Wenn wir mehr Comics (und Filme, Bücher, etc.) exportieren könnten - wie die USA und Japan - könnte das nur förderlich sein. Im übrigen halte ich Medien für einen Seismographen, was die wirtschaftliche Stärke und das Selbstbewußtsein betrifft. Sich immer nur ducken, bringt's auf Dauer nicht ... und mediale Ebenbürtigkeit ist ein Signal: Die Kultur gehört meines Erachtens dazu, damit der Laden zusammenbleibt.

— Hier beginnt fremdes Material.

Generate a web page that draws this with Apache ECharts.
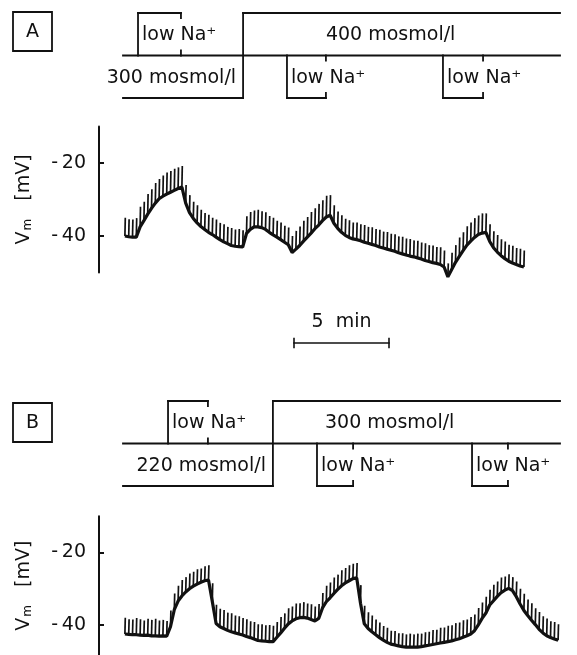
<!DOCTYPE html>
<html>
<head>
<meta charset="utf-8">
<script src="https://cdn.jsdelivr.net/npm/echarts@6/dist/echarts.min.js"></script>
<style>
  html, body { margin: 0; padding: 0; background: #fff; }
  #chart { width: 577px; height: 655px; }
</style>
</head>
<body>
<div id="chart"></div>
<script>
// Membrane potential under osmotic steps and low-Na+ pulses.
// Time in minutes from the start of each recording; test pulses every 12 s.
const STIM_START = 0.1;
const STIM_STEP = 0.2;
const T_END = 23;

// Panel A: resting level and pulse tip of V_m (mV) at each test pulse
const baseA = [
  -40.0, -40.2, -40.3, -40.3, -37.5, -35.8, -34.0, -32.4, -31.0, -29.8,
  -29.1, -28.5, -28.0, -27.5, -27.0, -26.6, -31.0, -33.6, -35.2, -36.4,
  -37.4, -38.2, -39.0, -39.6, -40.3, -41.0, -41.6, -42.1, -42.6, -42.8,
  -42.9, -43.0, -39.3, -38.2, -37.5, -37.5, -37.7, -38.2, -39.0, -39.7,
  -40.3, -41.0, -41.7, -42.4, -44.5, -43.6, -42.6, -41.4, -40.3, -39.2,
  -38.0, -37.0, -35.8, -34.8, -34.3, -36.5, -37.9, -39.0, -39.8, -40.4,
  -40.8, -41.0, -41.3, -41.7, -42.0, -42.3, -42.6, -43.0, -43.3, -43.6,
  -43.9, -44.2, -44.6, -44.9, -45.2, -45.5, -45.7, -46.0, -46.3, -46.7,
  -47.0, -47.3, -47.5, -47.8, -48.5, -51.2, -49.2, -47.2, -45.6, -44.0,
  -42.5, -41.4, -40.4, -39.6, -39.2, -39.0, -41.5, -43.2, -44.4, -45.4,
  -46.2, -46.9, -47.4, -47.8, -48.2, -48.5
];
const peakA = [
  -35.0, -35.4, -35.5, -35.1, -32.0, -30.6, -28.5, -27.2, -25.5, -24.4,
  -23.4, -22.6, -22.2, -21.6, -21.2, -20.8, -26.0, -28.8, -30.6, -31.6,
  -32.8, -33.7, -34.2, -35.0, -35.5, -36.4, -36.8, -37.5, -37.8, -38.2,
  -38.1, -38.4, -34.6, -33.4, -33.0, -32.8, -33.2, -33.5, -34.5, -35.0,
  -35.8, -36.3, -37.2, -37.7, -40.0, -38.6, -37.4, -35.8, -34.8, -33.4,
  -32.4, -31.2, -30.2, -29.0, -28.8, -31.6, -33.3, -34.3, -35.3, -35.7,
  -36.3, -36.3, -36.8, -37.0, -37.5, -37.6, -38.1, -38.3, -38.8, -38.9,
  -39.4, -39.5, -40.1, -40.2, -40.7, -40.8, -41.2, -41.3, -41.8, -42.0,
  -42.5, -42.6, -43.0, -43.1, -44.0, -47.5, -44.6, -42.5, -40.4, -39.0,
  -37.3, -36.3, -35.1, -34.4, -33.8, -33.8, -36.8, -38.7, -39.7, -40.9,
  -41.5, -42.4, -42.7, -43.3, -43.5, -44.0
];

// Panel B: resting level and pulse tip of V_m (mV) at each test pulse
const baseB = [
  -42.5, -42.6, -42.7, -42.7, -42.8, -42.9, -42.8, -43.0, -43.0, -43.1,
  -43.0, -43.1, -40.5, -35.8, -33.4, -32.0, -30.9, -30.0, -29.3, -28.7,
  -28.2, -27.8, -27.6, -33.5, -39.6, -40.5, -41.0, -41.5, -41.9, -42.2,
  -42.5, -42.8, -43.2, -43.5, -43.9, -44.3, -44.4, -44.5, -44.6, -44.6,
  -43.4, -42.2, -40.9, -39.7, -38.9, -38.3, -38.0, -37.9, -38.1, -38.5,
  -38.9, -38.2, -35.3, -33.6, -32.5, -31.3, -30.2, -29.2, -28.4, -27.8,
  -27.2, -27.0, -34.0, -39.7, -41.0, -41.9, -42.7, -43.5, -44.2, -44.8,
  -45.3, -45.5, -45.8, -46.0, -46.1, -46.1, -46.1, -46.1, -46.0, -45.8,
  -45.6, -45.4, -45.2, -45.0, -44.8, -44.6, -44.4, -44.1, -43.8, -43.4,
  -43.0, -42.5, -41.6, -40.0, -38.2, -36.7, -34.5, -33.3, -32.1, -31.1,
  -30.4, -29.9, -30.5, -32.2, -34.2, -36.0, -37.4, -38.7, -39.9, -41.2,
  -42.2, -43.0, -43.5, -43.9, -44.2
];
const peakB = [
  -38.0, -38.4, -38.5, -38.1, -38.4, -38.8, -38.3, -38.6, -38.3, -38.8,
  -38.6, -38.9, -36.0, -31.3, -29.2, -27.6, -26.8, -25.8, -25.3, -24.6,
  -24.4, -23.8, -23.5, -28.5, -34.4, -35.5, -35.9, -36.6, -36.8, -37.4,
  -37.6, -38.1, -38.4, -39.0, -39.2, -39.8, -39.8, -40.1, -40.0, -40.2,
  -39.2, -37.8, -36.8, -35.4, -34.9, -34.1, -34.0, -33.7, -34.1, -34.3,
  -34.9, -34.2, -31.2, -29.2, -28.3, -26.9, -26.1, -24.9, -24.3, -23.5,
  -23.1, -22.9, -29.0, -34.7, -36.5, -37.4, -38.5, -39.3, -40.3, -40.8,
  -41.6, -41.7, -42.3, -42.3, -42.6, -42.4, -42.6, -42.4, -42.4, -42.0,
  -41.9, -41.4, -41.3, -40.8, -40.7, -40.2, -40.1, -39.5, -39.3, -38.7,
  -38.5, -37.8, -37.1, -35.3, -33.8, -32.2, -30.3, -28.9, -28.0, -26.9,
  -26.6, -26.0, -26.8, -28.0, -30.0, -31.4, -33.0, -34.0, -35.4, -36.4,
  -37.6, -38.2, -39.0, -39.2, -39.8
];

// Solution protocol (minutes): osmolarity step and low-Na+ pulses
const osmoSwitchA = 6.32;
const osmoSwitchB = 7.89;
const lowNaA = [[0.79, 3.05, 'up'], [8.63, 10.68, 'down'], [16.84, 18.95, 'down']];
const lowNaB = [[2.37, 4.47, 'up'], [10.21, 12.11, 'down'], [18.37, 20.26, 'down']];
const osmoTextA = ['300 mosmol/l', '400 mosmol/l'];
const osmoTextB = ['220 mosmol/l', '300 mosmol/l'];
const lowNaText = 'low Na\u207A';

// Time calibration bar (minutes) and voltage ticks (mV)
const scaleBar = [9, 14];
const scaleBarText = '5  min';
const vTicks = [-40, -20];
const vRangeA = [-50, -10];
const vRangeB = [-48.3, -10];   // lower part of panel B runs off the page

const INK = '#111';
const FONT = 'DejaVu Sans';
const FS = 19;
const PLOT_LEFT = 123;
const PLOT_WIDTH = 437;
const TICK = 0.12; // end-of-pulse mark length, in protocol level units

function protocolSegments(sw, pulses) {
  const segs = [
    [0, 1, T_END, 1],
    [0, 0, sw, 0],
    [sw, 0, sw, 2],
    [sw, 2, T_END, 2]
  ];
  pulses.forEach(([a, b, dir]) => {
    const lv = dir === 'up' ? 2 : 0;
    const d = dir === 'up' ? -TICK : TICK;
    segs.push([a, 1, a, lv]);
    segs.push([a, lv, b, lv]);
    segs.push([b, lv, b, lv + d]);
    segs.push([b, 1, b, 1 - d]);
  });
  return segs;
}

function segmentSeries(idx, segs, width) {
  return {
    type: 'custom',
    xAxisIndex: idx, yAxisIndex: idx,
    clip: false,
    silent: true,
    encode: { x: [0, 2], y: [1, 3] },
    data: segs,
    renderItem(params, api) {
      const p0 = api.coord([api.value(0), api.value(1)]);
      const p1 = api.coord([api.value(2), api.value(3)]);
      return {
        type: 'line',
        shape: { x1: p0[0], y1: p0[1], x2: p1[0], y2: p1[1] },
        style: { stroke: INK, lineWidth: width, lineCap: 'square' }
      };
    }
  };
}

function textStyle(extra) {
  return Object.assign({ show: true, color: INK, fontFamily: FONT, fontSize: FS }, extra);
}

function protocolLabels(idx, sw, pulses, osmo, newOsmoStart) {
  const data = [];
  data.push({ value: [sw, 0.5], label: textStyle({ formatter: osmo[0], position: 'left', distance: 7, offset: [0, 1] }) });
  data.push({ value: [newOsmoStart, 1.5], label: textStyle({ formatter: osmo[1], position: 'right', distance: 0, offset: [0, 1] }) });
  pulses.forEach(([a, b, dir]) => {
    data.push({
      value: [a, dir === 'up' ? 1.5 : 0.5],
      label: textStyle({ formatter: lowNaText, position: 'right', distance: 4, offset: [0, 1] })
    });
  });
  return {
    type: 'scatter', xAxisIndex: idx, yAxisIndex: idx,
    symbolSize: 0, silent: true,
    itemStyle: { opacity: 1 },
    data
  };
}

function traceSeries(idx, base, peak) {
  const spikes = base.map((b, i) => [STIM_START + STIM_STEP * i, b, peak[i]]);
  return [
    {
      type: 'custom',
      xAxisIndex: idx, yAxisIndex: idx,
      clip: false, silent: true,
      encode: { x: 0, y: [1, 2] },
      data: spikes,
      renderItem(params, api) {
        const p0 = api.coord([api.value(0), api.value(1)]);
        const p1 = api.coord([api.value(0), api.value(2)]);
        return {
          type: 'line',
          shape: { x1: p0[0], y1: p0[1], x2: p1[0] + 0.4, y2: p1[1] },
          style: { stroke: INK, lineWidth: 1.7 }
        };
      }
    },
    {
      type: 'line',
      xAxisIndex: idx, yAxisIndex: idx,
      clip: false, silent: true,
      symbol: 'none',
      lineStyle: { color: INK, width: 3.2 },
      data: spikes.map(s => [s[0], s[1]])
    }
  ];
}

function voltageAxis(gridIdx, range) {
  return {
    gridIndex: gridIdx,
    type: 'value',
    min: range[0], max: range[1],
    offset: 24,
    axisLine: { show: true, onZero: false, lineStyle: { color: INK, width: 2 } },
    axisTick: { show: true, inside: true, length: 5, customValues: vTicks, lineStyle: { color: INK, width: 2 } },
    axisLabel: {
      show: true, customValues: vTicks, margin: 13,
      color: INK, fontFamily: FONT, fontSize: FS,
      formatter: v => '-\u2009' + Math.abs(v)
    },
    splitLine: { show: false },
    name: '{v|V}{s|m}{v|   [mV]}',
    nameLocation: 'middle',
    nameRotate: 90,
    nameGap: 65,
    nameTextStyle: {
      rich: {
        v: { fontFamily: FONT, fontSize: FS, color: INK, lineHeight: 19, verticalAlign: 'top' },
        s: { fontFamily: FONT, fontSize: 12, color: INK, lineHeight: 12, verticalAlign: 'bottom', padding: [12, 0, 0, 1] }
      }
    }
  };
}

const grids = [
  { left: PLOT_LEFT, width: PLOT_WIDTH, top: 13, height: 85 },      // protocol A
  { left: PLOT_LEFT, width: PLOT_WIDTH, top: 126.5, height: 146 },  // trace A
  { left: PLOT_LEFT, width: PLOT_WIDTH, top: 339, height: 8 },      // time bar
  { left: PLOT_LEFT, width: PLOT_WIDTH, top: 401, height: 85 },     // protocol B
  { left: PLOT_LEFT, width: PLOT_WIDTH, top: 516.3, height: 138.7 } // trace B
];
const xAxes = grids.map((g, i) => ({ gridIndex: i, type: 'value', min: 0, max: T_END, show: false }));
const yAxes = [
  { gridIndex: 0, type: 'value', min: 0, max: 2, show: false },
  voltageAxis(1, vRangeA),
  { gridIndex: 2, type: 'value', min: -1, max: 1, show: false },
  { gridIndex: 3, type: 'value', min: 0, max: 2, show: false },
  voltageAxis(4, vRangeB)
];

const barSegs = [
  [scaleBar[0], 0, scaleBar[1], 0],
  [scaleBar[0], -1.1, scaleBar[0], 1.1],
  [scaleBar[1], -1.1, scaleBar[1], 1.1]
];

const series = [
  segmentSeries(0, protocolSegments(osmoSwitchA, lowNaA), 1.8),
  protocolLabels(0, osmoSwitchA, lowNaA, osmoTextA, 10.68),
  ...traceSeries(1, baseA, peakA),
  segmentSeries(2, barSegs, 1.6),
  {
    type: 'scatter', xAxisIndex: 2, yAxisIndex: 2, symbolSize: 0, silent: true,
    itemStyle: { opacity: 1 },
    data: [{ value: [(scaleBar[0] + scaleBar[1]) / 2, 0],
             label: textStyle({ formatter: scaleBarText, position: 'top', distance: 11 }) }]
  },
  segmentSeries(3, protocolSegments(osmoSwitchB, lowNaB), 1.8),
  protocolLabels(3, osmoSwitchB, lowNaB, osmoTextB, 10.63),
  ...traceSeries(4, baseB, peakB)
];

function panelTag(letter, x, y) {
  return [
    { type: 'rect', shape: { x, y, width: 39, height: 39 },
      style: { fill: 'none', stroke: INK, lineWidth: 1.8 } },
    { type: 'text', x: x + 19.5, y: y + 20,
      style: { text: letter, fill: INK, font: FS + 'px "' + FONT + '"',
               textAlign: 'center', textVerticalAlign: 'middle', align: 'center', verticalAlign: 'middle' } }
  ];
}

const chart = echarts.init(document.getElementById('chart'), null, { renderer: 'canvas' });
chart.setOption({
  backgroundColor: '#fff',
  animation: false,
  grid: grids,
  xAxis: xAxes,
  yAxis: yAxes,
  series,
  graphic: [...panelTag('A', 13, 12), ...panelTag('B', 13, 403)]
});
</script>
</body>
</html>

Außerdem nehme ich an, daß das Projekt einige Legislaturperioden kostet: Lobbyarbeit ist mühsame, kontinuierliche Kleinarbeit. Fünf Jahre sind da nichts; falls es rasch und problemlos geht, rechne mit zehn bis zwanzig Jahren ... aber sobald sich da was arrangieren läßt, sollten vernünftige, machbare Konzepte vorliegen, über die diskutiert werden kann. Denn wenn erst debattiert wird, wenn das Fenster offen ist, kann dieses schon bei der Einigung der verschiedenen Teilnehmer wieder geschlossen sein - und zweite Chance ergeben sich nicht so schnell ...

Geändert von Servalan (18.10.2009 um 15:01 Uhr)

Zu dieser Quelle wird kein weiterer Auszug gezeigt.